A Topic Modeling-Guided Framework for Aspect-Oriented Sentiment Analysis on Social Media

Social media platforms have incorporated more than half of the world's population, making it one of the most data-rich domains recently. The sentiments expressed by social media users hold great significance for various reasons, such as the identification of public opinion on a product or towards a governmental policy, to name a few. There are different domains where companies use social media sentiments to gather feedback from customers to provide them with better products and services. Only a few attempts have been reported on aspect-based sentiment analysis literature on sentiment analysis and opinion mining. This chapter proposes a framework for aspect-based sentiment analysis for social media using a topic modeling-powered approach. The experiments conducted on real-world datasets show that the proposed framework outperforms some existing works on aspect-oriented sentiment analysis.
Sentiment analysis techniques are now being used in business and social domains to identify and understand human behaviour. The need to identify the sentiments from social media platforms such as social networks and discussion forums is also increasing. Sentiment analysis attempts to identify the opinion or view over a topic or event using natural language processing. These opinions are subjective expressions of people and are not facts. Text sentiment analysis has recently focussed on the vast amount of unstructured social media data available through online platforms. The application areas of sentiment analysis include product reviews, political opinions, law-making, and psychology (Alessia et al., 2015). For instance, product review data is now available on almost all e-commerce sites and enables a better user experience for customers by providing feedback on the available products. Companies' continuous opinion tracking on products can help them get real-time feedback on their market performance. This feedback can thus help companies plan their product and brand improvements. Sentiment analysis can help companies access actionable facts and figures, essential for improving their online image. Organizations in the e-commerce space compete to offer better customer experiences as there is an enormous growth in the online purchase of products. These sites provide innovative solutions like product recommendations and a comparison of products.
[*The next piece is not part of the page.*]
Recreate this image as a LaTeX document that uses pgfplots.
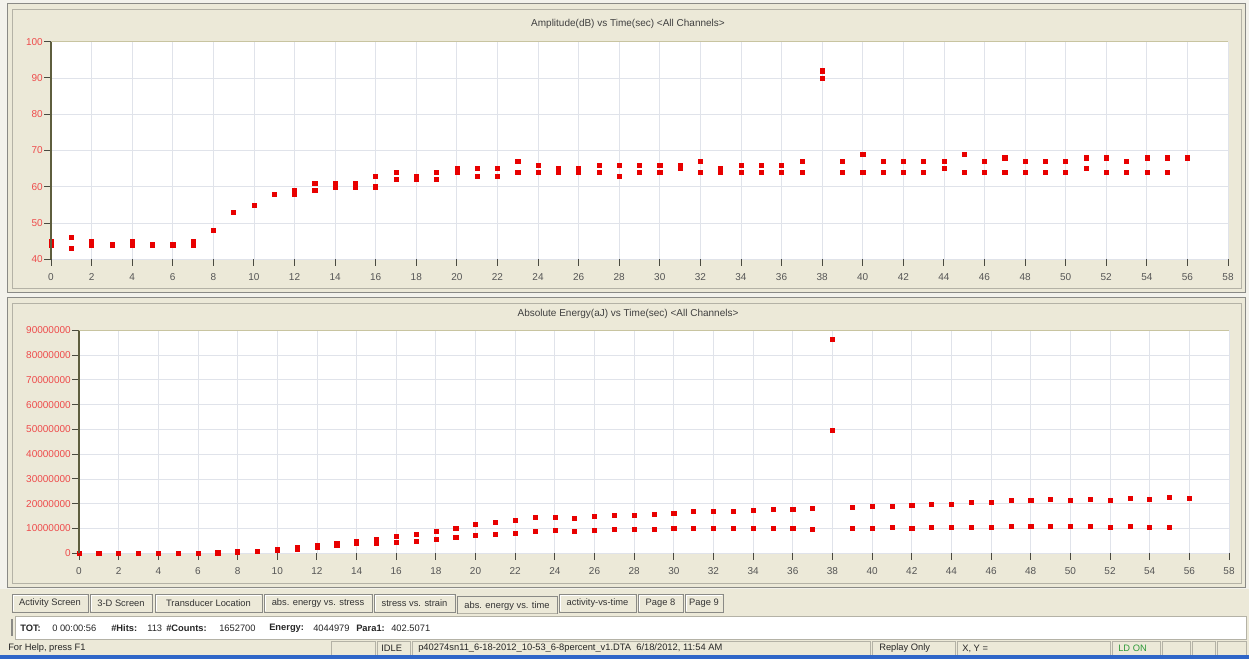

The data mined from social media platforms such as Twitter can provide valuable insights into global events like the Covid-19 pandemic (Boon-Itt & Skunkan, 2020). Moreover, these platforms enable feedback regarding the user experience and opinions. Product level feedback may not provide accurate opinions on individual product features due to the diverse nature of the review. Aspect level sentiment analysis can be used in this scenario and focuses on analyzing the sentiments at individual aspect levels (Pontiki et al., 2016). Twitter data can be used to track healthcare-related issues such as the spread of diseases and the general public's awareness regarding health advisories. Topic Modeling and sentiment analysis of tweets can be used to identify common discussion themes related to the pandemic. There can be various classification levels such as word, sentence, document, or aspect. Specific terms and phrases can be considered polarity keywords to identify the sentiment they convey. Data-driven methods can be used to find the keywords, finding the relationship between words and reviews. Sentiment analysis on social media like Twitter is usually done to understand the polarity of the users' various topics. For example, analysis of a current trending topic such as a newly released movie or album can be helpful to understand the overall sentiment towards it (Yue et al., 2019).

Similarly, the sentiment or opinion about a product or company can be mined from Twitter data. Some previous works have attempted to perform sentiment analysis on tweets obtained by refining Twitter API queries. A tweet dataset is created by filtering out tweets containing particular hashtags or user profiles in such works (Agarwal et al., 2011). The challenge with raw tweets is that the data must be pre-processed before inputting to a sentiment analysis module. The raw tweets are character-limited by Twitter to 280 characters as of 2021 and usually contain emojis and URLs which need to be removed. A difficult task is identifying the semantics and extracting opinions from such short texts. Ambiguity is another issue while dealing with short tweets and affects the performance of the sentiment analysis model (Saif et al., 2012). Few tweet datasets are publicly available, and they were annotated by crowdsourcing. Contributors were given the raw tweets and then made to classify tweets as positive, negative, or neutral. Such sentiment-labelled tweet datasets can be used for supervised models.